2

I'm trying to create scatterplots using data from B and C, however I'd like to create a difference scatterplot for each category in A.

A           B   C
Monday      2   4
Tuesday     4   2
Monday      3   5
Wednesday   3   10
Friday      7   9

This is the code I currently have is to just make a normal scatterplot with my data. Is there an addition or something that I can use to automatically make scatterplots based on category?

attach(data)
plot(C, B, main="scatterplots",xlab="C", ylab="B", pch=10) 
abline(lm(C~B), col="red")
Andrie
  • 176,377
  • 47
  • 447
  • 496
Mengll
  • 197
  • 1
  • 1
  • 13
  • 1
    I suspect this is a toy example, but I feel compelled to point out that `attach()` is not recommended in R, & you'll need more than 1 B C pair per day for scatterplots to be meaningful, perhaps a different plot is more appropriate. – gung - Reinstate Monica Sep 10 '13 at 16:19
  • @gung; this is not my real data set, but I wanted to illustrate my point.

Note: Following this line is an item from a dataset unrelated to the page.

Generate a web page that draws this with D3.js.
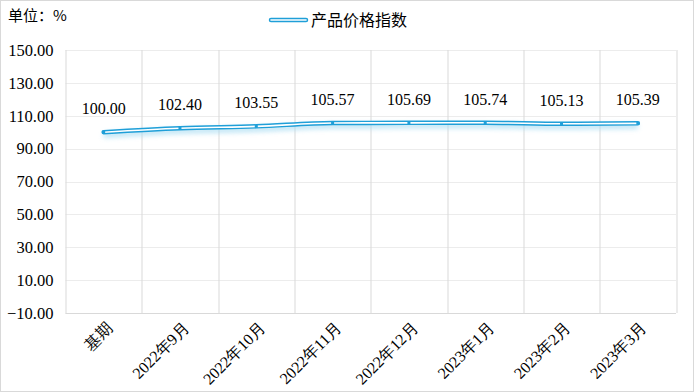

I've seen attach() in a lot of sample scripts I've been looking at for graphing, do you have a reccommended way instead of that? – Mengll Sep 10 '13 at 16:52
  • check out this thread: [in-r-do-you-use-attach-or-call-variables-by-name-or-slicing?](http://stackoverflow.com/questions/1310247/) – gung - Reinstate Monica Sep 10 '13 at 17:15
  • If you use "Formula Notation" notation of `plot`, you can use both `data` and `subset` arguments, e.g. `df <- data.frame(x = 1:10, y = rnorm(10)); plot(y ~ x, data = df, subset = x > 5)` – Henrik Sep 10 '13 at 17:18

2 Answers2

3

This could be a solution:

par(mfrow=c(1, length(levels(A))))
for (day in levels(A)){
  subs <- subset(data, A==day)
  plot(subs$C, subs$B, main=day)
  abline(lm(C~B), col="red")  
}

Note that you have to adjust your xlim and ylim values in case you want to see the red lines for the fit in each plot. Does this help?

user1981275
  • 13,002
  • 8
  • 72
  • 101
  • Thank you! I've created the scatterplots I need. However, they're super scrunched up. I suppose this is what you mean by adjusting the lim values? – Mengll Sep 10 '13 at 16:15
  • This is because the code plots all four plots in one row. You can resize the plotting window manually or create the plots in different windows using for instance the `x11` command. When you save the plots with `jpeg` or `pdf`, you can specify width and height as well. – user1981275 Sep 10 '13 at 17:05
3

Showing a plot conditioned on another variable is what the lattice package was designed to do. In your case it may be as simple as:

library(lattice)
xyplot(B~C|A, data=data, type=c('p','r'))

The ggplot2 package also does this using faceting:

library(ggplot2)
qplot( C, B, data=data, facets= A ~ .) + geom_smooth(method='lm')
Greg Snow
  • 48,497
  • 6
  • 83
  • 110